<<<<

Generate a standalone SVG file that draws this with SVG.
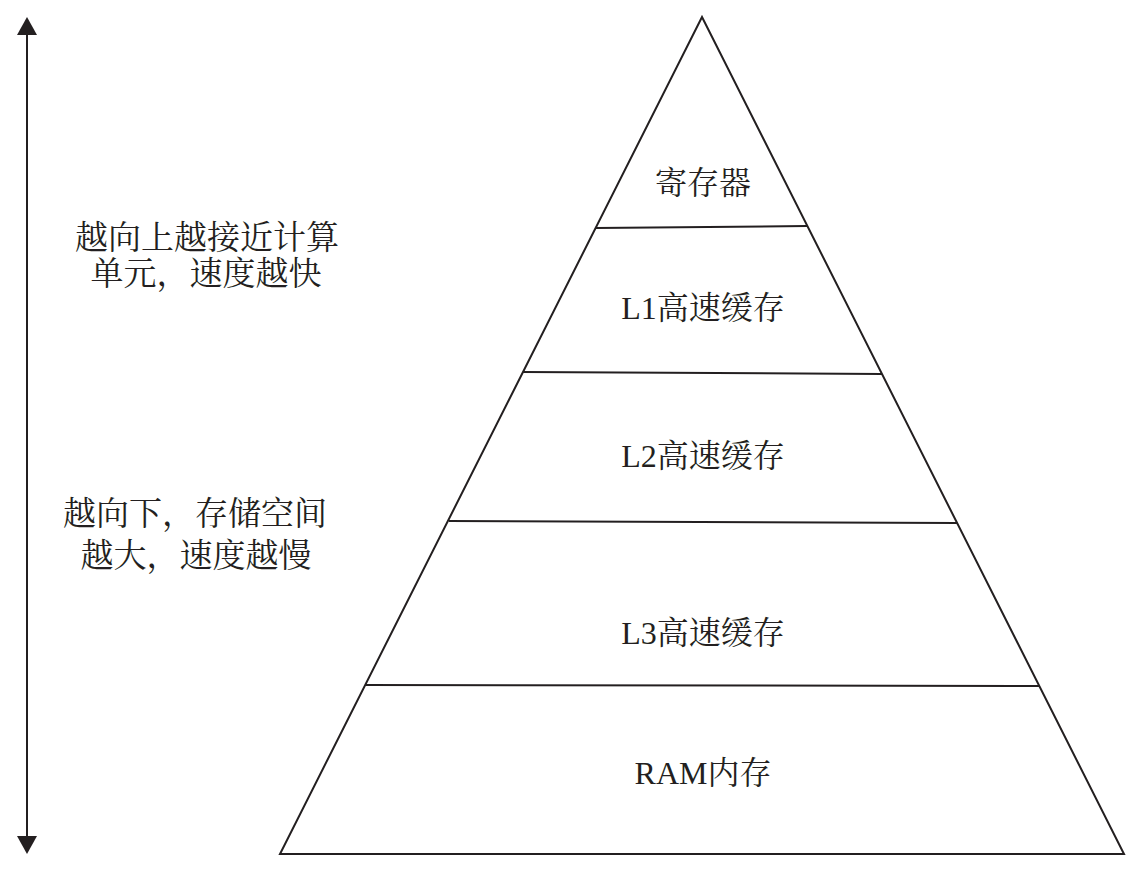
<svg xmlns="http://www.w3.org/2000/svg" width="1137" height="871" viewBox="0 0 1137 871">
  <style>
    .bg { fill: #ffffff; }
    .edge { stroke: #231f20; stroke-width: 2; fill: none; }
    .lbl { font-family: "Liberation Serif", "Noto Serif CJK SC", "Noto Sans CJK SC", serif; fill: #231f20; text-anchor: middle; }
    .tier { font-size: 32px; }
    .note { font-size: 33px; }
  </style>
  <defs>
    <marker id="head" viewBox="0 0 18 20" refX="2" refY="10" markerWidth="18" markerHeight="20" markerUnits="userSpaceOnUse" orient="auto-start-reverse">
      <path d="M0,0 L18,10 L0,20 Z" fill="#231f20"/>
    </marker>
  </defs>
  <rect class="bg" x="0" y="0" width="1137" height="871"/>

  <g id="connectors">
    <line class="edge" x1="27" y1="33" x2="27" y2="838" marker-start="url(#head)" marker-end="url(#head)"/>
  </g>

  <g id="pyramid">
    <polygon class="edge" points="702,17 1124,854 280,854"/>
    <line class="edge" x1="596" y1="228" x2="807" y2="226"/>
    <line class="edge" x1="523" y1="372" x2="882" y2="374"/>
    <line class="edge" x1="449" y1="521" x2="957" y2="523"/>
    <line class="edge" x1="365" y1="685" x2="1039" y2="686"/>
  </g>

  <g id="node-register">
    <text class="lbl tier" x="703" y="194">寄存器</text>
  </g>
  <g id="node-l1">
    <text class="lbl tier" x="703" y="319">L1高速缓存</text>
  </g>
  <g id="node-l2">
    <text class="lbl tier" x="703" y="467">L2高速缓存</text>
  </g>
  <g id="node-l3">
    <text class="lbl tier" x="703" y="644">L3高速缓存</text>
  </g>
  <g id="node-ram">
    <text class="lbl tier" x="703" y="784">RAM内存</text>
  </g>

  <g id="note-up">
    <text class="lbl note" x="207" y="249">越向上越接近计算</text>
    <text class="lbl note" x="206" y="285">单元，速度越快</text>
  </g>
  <g id="note-down">
    <text class="lbl note" x="195" y="525">越向下，存储空间</text>
    <text class="lbl note" x="196" y="567">越大，速度越慢</text>
  </g>
</svg>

>>>>

Work required
Copy the data word for word. Pictures do not go in the copy.

Solution for this task
Generate a standalone SVG file that draws this with SVG.
<svg xmlns="http://www.w3.org/2000/svg" width="1137" height="871" viewBox="0 0 1137 871">
  <style>
    .bg { fill: #ffffff; }
    .edge { stroke: #231f20; stroke-width: 2; fill: none; }
    .lbl { font-family: "Liberation Serif", "Noto Serif CJK SC", "Noto Sans CJK SC", serif; fill: #231f20; text-anchor: middle; }
    .tier { font-size: 32px; }
    .note { font-size: 33px; }
  </style>
  <defs>
    <marker id="head" viewBox="0 0 18 20" refX="2" refY="10" markerWidth="18" markerHeight="20" markerUnits="userSpaceOnUse" orient="auto-start-reverse">
      <path d="M0,0 L18,10 L0,20 Z" fill="#231f20"/>
    </marker>
  </defs>
  <rect class="bg" x="0" y="0" width="1137" height="871"/>

  <g id="connectors">
    <line class="edge" x1="27" y1="33" x2="27" y2="838" marker-start="url(#head)" marker-end="url(#head)"/>
  </g>

  <g id="pyramid">
    <polygon class="edge" points="702,17 1124,854 280,854"/>
    <line class="edge" x1="596" y1="228" x2="807" y2="226"/>
    <line class="edge" x1="523" y1="372" x2="882" y2="374"/>
    <line class="edge" x1="449" y1="521" x2="957" y2="523"/>
    <line class="edge" x1="365" y1="685" x2="1039" y2="686"/>
  </g>

  <g id="node-register">
    <text class="lbl tier" x="703" y="194">寄存器</text>
  </g>
  <g id="node-l1">
    <text class="lbl tier" x="703" y="319">L1高速缓存</text>
  </g>
  <g id="node-l2">
    <text class="lbl tier" x="703" y="467">L2高速缓存</text>
  </g>
  <g id="node-l3">
    <text class="lbl tier" x="703" y="644">L3高速缓存</text>
  </g>
  <g id="node-ram">
    <text class="lbl tier" x="703" y="784">RAM内存</text>
  </g>

  <g id="note-up">
    <text class="lbl note" x="207" y="249">越向上越接近计算</text>
    <text class="lbl note" x="206" y="285">单元，速度越快</text>
  </g>
  <g id="note-down">
    <text class="lbl note" x="195" y="525">越向下，存储空间</text>
    <text class="lbl note" x="196" y="567">越大，速度越慢</text>
  </g>
</svg>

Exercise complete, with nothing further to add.